Northwestern doctoral graduate charged with attempted first-degree murder after allegedly pushing man onto CTA tracks

Erica Snow, Campus Editor

Northwestern doctoral graduate Chad Estep was charged with two felony counts, including attempted first-degree murder, in connection with the pushing of a man onto CTA tracks in August, according to a news release from the Chicago Police Department.

Estep was also charged with aggravated battery in a public place, according to the release sent to The Daily.

He received his doctorate in neuroscience in March, University spokesman Al Cubbage said. Cubbage declined to comment further.

Estep, 34, was arrested Monday after he was identified as the person who pushed a 46-year-old man off the CTA platform and onto train tracks in the 0-100 block of North Dearborn Street on Aug. 1, according to the release.

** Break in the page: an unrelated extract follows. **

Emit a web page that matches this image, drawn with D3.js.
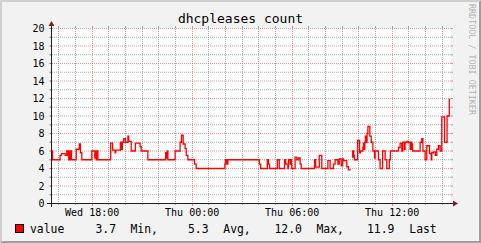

The 46-year-old man was identified as Ben Benedict, according to the Chicago Tribune. After landing close to the electrified third rail, Benedict safely climbed onto the platform with the help of others, the Tribune reported.

The motive is unclear, the Tribune reported, and prosecutors said at a bond hearing Tuesday that Estep appeared intoxicated on surveillance footage. He allegedly tried to block Benedict from climbing back on the platform.

“We’re taking the allegations against Mr. Estep very seriously,” Vadim Glozman, an attorney representing Estep, told The Daily. “We intend to do a thorough investigation of the matter with the intent of getting the best possible result for our client.”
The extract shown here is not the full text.